Hope vs. Cynicism
I’m a pretty cynical person most days, but I have a couple of good friends who make me look like the love-child of Mother Theresa and Gandhi. One of them emailed me today asking me to convince him about Obama: “C’mon Guy, if anyone can sell me, it’s you….do your worse…..convince me why I’m not just settling for the candidate I dislike the least!”
What started out as a brief reply became a much longer one and I decided to post it here because I suspect there might be others who know my cynical side and are curious about how I fell for the “hope” candidate.
Short answer: Because cynicism enables the status quo.
Slightly longer answer with a dash of cynicism: To paraphrase John McCain’s take on global warming, “If we’re wrong, worst case scenario is we end the Clinton/Bush dynasty and still get a Democrat in the White House.”
Long answer, personal/persuasive essay style: For me, it’s not simply about how progressive Obama is or isn’t, because if it were about that, I’d still be in Kucinich’s corner, the only real progressive to run for President in the past 2-3 elections.
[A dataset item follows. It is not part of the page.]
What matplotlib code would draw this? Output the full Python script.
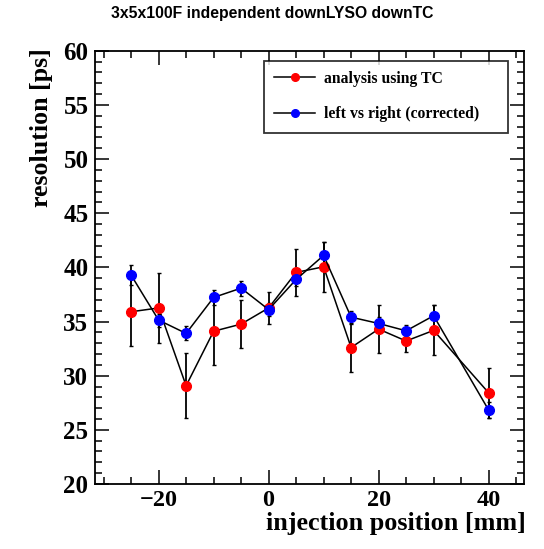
import matplotlib
matplotlib.use("Agg")
import matplotlib.pyplot as plt
from matplotlib.ticker import MultipleLocator
from matplotlib.lines import Line2D

positions = [-25, -20, -15, -10, -5, 0, 5, 10, 15, 20, 25, 30, 40]
tc_res = [35.9, 36.25, 29.07, 34.1, 34.76, 36.25, 39.53, 40.05, 32.6, 34.3, 33.2, 34.18, 28.42]
tc_err = [3.2, 3.2, 3.0, 3.1, 2.25, 1.5, 2.2, 2.3, 2.3, 2.2, 1.0, 2.3, 2.3]
lr_res = [39.28, 35.13, 33.9, 37.22, 38.08, 36.1, 38.88, 41.1, 35.4, 34.82, 34.14, 35.53, 26.83]
lr_err = [0.9, 0.6, 0.65, 0.7, 0.7, 0.6, 0.6, 1.2, 0.6, 0.6, 0.5, 1.0, 0.7]

title = "3x5x100F independent downLYSO downTC"
xlabel = "injection position [mm]"
ylabel = "resolution [ps]"
labels = ["analysis using TC", "left vs right (corrected)"]
colors = ["#ff0000", "#0000ff"]

serif = ["Liberation Serif", "DejaVu Serif"]
plt.rcParams["font.family"] = serif

fig = plt.figure(figsize=(5.44, 5.49), dpi=100)
ax = fig.add_axes([0.1753, 0.1184, 0.7886, 0.7893])

for res, err, col in [(tc_res, tc_err, colors[0]), (lr_res, lr_err, colors[1])]:
    ax.errorbar(positions, res, yerr=err, fmt="-o", color="black", lw=1.1,
                elinewidth=1.3, capsize=1.5, capthick=1.0,
                markerfacecolor=col, markeredgecolor=col, markersize=7)

ax.set_xlim(-31.5, 46.5)
ax.set_ylim(20, 60)
ax.xaxis.set_major_locator(MultipleLocator(20))
ax.xaxis.set_minor_locator(MultipleLocator(5))
ax.yaxis.set_major_locator(MultipleLocator(5))
ax.yaxis.set_minor_locator(MultipleLocator(1))
ax.tick_params(which="both", direction="in", top=True, right=True, width=1.1)
ax.tick_params(which="major", length=10, labelsize=18, pad=5)
ax.tick_params(axis="x", which="major", pad=4)
ax.tick_params(which="minor", length=5)
for s in ax.spines.values():
    s.set_linewidth(1.3)

ax.set_xticks(ax.get_xticks())
ax.set_xticklabels([("\u2212%d" % -v) if v < 0 else "%d" % v for v in ax.get_xticks()])
for t in ax.get_xticklabels():
    t.set_fontweight("bold")
    t.set_fontsize(17.5)
for t in ax.get_yticklabels():
    t.set_fontweight("bold")
    t.set_fontsize(18)
ax.set_xlim(-31.5, 46.5)

fig.text(0.966, (549 - 530) / 549, xlabel, ha="right", va="baseline", fontsize=18.8, fontweight="bold")
fig.text(0.076, 0.912, ylabel, ha="center", va="top", rotation=90, fontsize=18.6, fontweight="bold")
fig.text(0.5, 0.976, title, ha="center", va="center", fontsize=11.3, fontweight="bold",
         family=["Liberation Sans", "DejaVu Sans"])

handles = [Line2D([], [], color="black", lw=1.1, marker="o", markersize=5.5,
                  markerfacecolor=c, markeredgecolor=c) for c in colors]
leg = ax.legend(handles, labels, loc="upper left", bbox_to_anchor=(0.393, 0.813, 0.569, 0.164),
                mode="expand", frameon=True, fancybox=False, borderaxespad=0, handlelength=2.6,
                labelspacing=1.25, borderpad=0.65, handletextpad=0.6,
                prop={"family": serif, "weight": "bold", "size": 11.3})
leg.get_frame().set_edgecolor("black")
leg.get_frame().set_linewidth(1.3)

fig.savefig("out.png", dpi=100)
Obama is a moderately progressive Democrat, but he doesn’t play the cynical us vs. them game which simply guarantees another 4-8 years of partisan gridlock, no matter which side wins.
What I like most about him is that he’s a realist — putting forth policy proposals that actually have a realistic chance of being passed instead of the pie in the sky shit everyone wants to hear but knows they’ll never see in their lifetime, ie: a Department of Peace — but he has the heart of an idealist. Bill Clinton was right about the “roll of the dice” thing, but the gambler isn’t those voting for Obama it’s Obama himself, appealing to the idealist in all of us, daring people to not just hope for better but to get off their asses and help make things better; trusting that they are smart enough to look beyond the sound bites they hear on the evening news and look deeper themselves.